Having dwelt so long on the other points of Grant’s abortive rehabilitation, I won’t belabor the third. Suffice it to say that it is a central theme in the book that the scandals plaguing Grant’s presidency (and his life before and after) were due to his only flaw: being too honorable himself to believe that others might ever attempt deception. That is — no joke — how it is presented in the book, repeatedly. It is beyond wild to me that Chernow defends Grant’s presidency by saying he just wasn’t that good at picking people when that is most of the job of being President; also please remember that we are talking about how the mind of the world’s most incredible military strategist since Napoleon is incapable of believing that someone might attempt to deceive him.

The unnecessary and unsuccessful saving of Grant from his own reputation in this book is all the more infuriating given the very real, not to mention currently relevant, role that Grant played in defeating the Klan and protecting the newly-freed black vote during Reconstruction.

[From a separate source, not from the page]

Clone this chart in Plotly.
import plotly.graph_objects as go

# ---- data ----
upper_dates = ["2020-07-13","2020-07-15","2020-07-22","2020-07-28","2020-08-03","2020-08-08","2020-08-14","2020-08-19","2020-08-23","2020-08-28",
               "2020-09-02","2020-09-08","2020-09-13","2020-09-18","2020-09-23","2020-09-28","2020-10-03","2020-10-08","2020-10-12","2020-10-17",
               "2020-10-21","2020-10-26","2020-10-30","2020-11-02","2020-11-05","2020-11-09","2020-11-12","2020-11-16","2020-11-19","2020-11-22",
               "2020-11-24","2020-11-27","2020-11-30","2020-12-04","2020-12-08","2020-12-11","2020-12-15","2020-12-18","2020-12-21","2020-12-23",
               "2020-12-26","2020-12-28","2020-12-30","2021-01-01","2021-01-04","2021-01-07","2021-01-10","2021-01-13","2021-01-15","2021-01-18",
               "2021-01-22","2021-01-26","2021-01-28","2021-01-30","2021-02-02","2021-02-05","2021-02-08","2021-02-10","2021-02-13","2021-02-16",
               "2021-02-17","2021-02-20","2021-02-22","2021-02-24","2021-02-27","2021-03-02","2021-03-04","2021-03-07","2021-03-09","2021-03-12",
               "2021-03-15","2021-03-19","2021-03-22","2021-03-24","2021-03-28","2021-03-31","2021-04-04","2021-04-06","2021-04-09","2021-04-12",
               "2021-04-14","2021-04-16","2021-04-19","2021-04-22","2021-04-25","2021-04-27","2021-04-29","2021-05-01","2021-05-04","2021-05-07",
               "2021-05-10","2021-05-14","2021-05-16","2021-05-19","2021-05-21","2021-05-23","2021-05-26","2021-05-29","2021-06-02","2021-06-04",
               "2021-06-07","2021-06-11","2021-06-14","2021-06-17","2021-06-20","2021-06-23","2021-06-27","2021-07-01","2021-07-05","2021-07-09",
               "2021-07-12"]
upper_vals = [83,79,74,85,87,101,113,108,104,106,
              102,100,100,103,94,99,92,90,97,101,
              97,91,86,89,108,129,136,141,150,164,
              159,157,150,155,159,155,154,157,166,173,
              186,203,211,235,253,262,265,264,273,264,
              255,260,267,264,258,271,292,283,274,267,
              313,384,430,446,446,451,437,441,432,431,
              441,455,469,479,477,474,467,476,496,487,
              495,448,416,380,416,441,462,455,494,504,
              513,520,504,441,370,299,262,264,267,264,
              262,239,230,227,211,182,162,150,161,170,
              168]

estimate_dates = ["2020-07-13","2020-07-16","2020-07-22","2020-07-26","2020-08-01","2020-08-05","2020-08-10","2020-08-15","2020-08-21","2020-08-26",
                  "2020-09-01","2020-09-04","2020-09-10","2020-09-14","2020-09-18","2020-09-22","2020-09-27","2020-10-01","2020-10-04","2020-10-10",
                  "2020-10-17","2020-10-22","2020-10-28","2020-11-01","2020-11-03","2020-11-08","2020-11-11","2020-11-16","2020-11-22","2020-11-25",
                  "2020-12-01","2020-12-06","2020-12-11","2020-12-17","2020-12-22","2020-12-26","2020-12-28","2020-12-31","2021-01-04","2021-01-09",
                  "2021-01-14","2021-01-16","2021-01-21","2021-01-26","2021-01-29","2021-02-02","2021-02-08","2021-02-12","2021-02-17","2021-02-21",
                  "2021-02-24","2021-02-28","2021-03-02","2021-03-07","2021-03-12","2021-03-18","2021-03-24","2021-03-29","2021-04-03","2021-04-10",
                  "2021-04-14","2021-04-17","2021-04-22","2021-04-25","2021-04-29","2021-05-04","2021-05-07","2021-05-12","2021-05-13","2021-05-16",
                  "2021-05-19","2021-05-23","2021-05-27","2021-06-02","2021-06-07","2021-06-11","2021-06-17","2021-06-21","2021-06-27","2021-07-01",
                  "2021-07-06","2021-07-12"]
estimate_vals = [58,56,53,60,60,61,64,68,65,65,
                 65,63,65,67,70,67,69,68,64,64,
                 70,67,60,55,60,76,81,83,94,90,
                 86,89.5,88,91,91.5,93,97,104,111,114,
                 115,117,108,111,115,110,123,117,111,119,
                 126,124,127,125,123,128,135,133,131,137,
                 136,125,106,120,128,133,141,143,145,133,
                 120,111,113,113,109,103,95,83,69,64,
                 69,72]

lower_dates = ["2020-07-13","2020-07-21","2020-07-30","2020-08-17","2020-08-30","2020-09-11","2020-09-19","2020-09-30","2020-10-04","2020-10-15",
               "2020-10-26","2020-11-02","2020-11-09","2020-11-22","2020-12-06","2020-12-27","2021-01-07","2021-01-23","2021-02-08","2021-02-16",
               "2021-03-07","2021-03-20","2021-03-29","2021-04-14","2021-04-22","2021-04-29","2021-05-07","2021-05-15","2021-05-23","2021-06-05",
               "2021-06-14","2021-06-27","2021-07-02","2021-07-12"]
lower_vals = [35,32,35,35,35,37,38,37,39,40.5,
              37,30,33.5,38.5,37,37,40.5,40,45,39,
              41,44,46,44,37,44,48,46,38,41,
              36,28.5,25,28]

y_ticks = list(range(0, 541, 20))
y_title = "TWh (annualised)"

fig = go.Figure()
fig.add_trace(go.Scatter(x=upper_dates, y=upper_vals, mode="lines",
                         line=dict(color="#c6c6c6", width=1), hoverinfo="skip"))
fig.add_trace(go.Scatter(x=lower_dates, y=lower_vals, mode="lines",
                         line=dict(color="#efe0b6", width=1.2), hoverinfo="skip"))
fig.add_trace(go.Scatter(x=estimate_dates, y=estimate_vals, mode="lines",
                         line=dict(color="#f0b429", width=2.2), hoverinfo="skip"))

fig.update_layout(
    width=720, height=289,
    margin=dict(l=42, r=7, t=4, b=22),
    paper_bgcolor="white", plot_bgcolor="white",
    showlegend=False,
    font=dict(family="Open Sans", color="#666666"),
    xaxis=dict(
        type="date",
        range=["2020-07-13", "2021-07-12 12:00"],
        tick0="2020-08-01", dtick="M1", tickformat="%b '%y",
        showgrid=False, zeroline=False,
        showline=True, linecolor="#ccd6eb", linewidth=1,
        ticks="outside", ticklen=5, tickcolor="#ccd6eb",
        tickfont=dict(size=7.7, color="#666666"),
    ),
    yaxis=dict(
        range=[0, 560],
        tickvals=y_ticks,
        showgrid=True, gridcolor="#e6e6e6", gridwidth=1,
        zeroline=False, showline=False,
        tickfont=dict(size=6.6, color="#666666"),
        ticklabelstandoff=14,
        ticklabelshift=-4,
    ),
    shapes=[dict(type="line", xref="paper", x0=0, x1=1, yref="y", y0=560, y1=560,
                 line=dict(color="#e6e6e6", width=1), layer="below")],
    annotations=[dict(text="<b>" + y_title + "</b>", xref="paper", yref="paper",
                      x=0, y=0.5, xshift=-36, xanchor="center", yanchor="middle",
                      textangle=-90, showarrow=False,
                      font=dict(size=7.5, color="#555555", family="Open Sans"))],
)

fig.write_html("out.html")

You could write a pretty good book just focusing on the balancing act that Grant has to play as political support for northern occupation dwindles and he has to compromise his principles to placate his wearying power base while the seeds that will create Jim Crow begin to germinate in the south, but instead we are treated to an exhausting sideshow about annexing the Dominican Republic and an assurance that it wasn’t Grant’s fault that his administration was full of crooks and criminals, it was his strength.

Ultimately, Grant is a somewhat captivating, if flawed, character who had an outsized role in American history, and I believe there is a place for a shorter, better organized, more nuanced exploration of that character. It’s unfortunate that Chernow spends so much of his book trying in vain to reclaim someone who never needed reclaiming in the first place, and that he does such a bad job of it at that. In the end, though, there is no place for this. At least, don’t make a place for it on your bookshelf.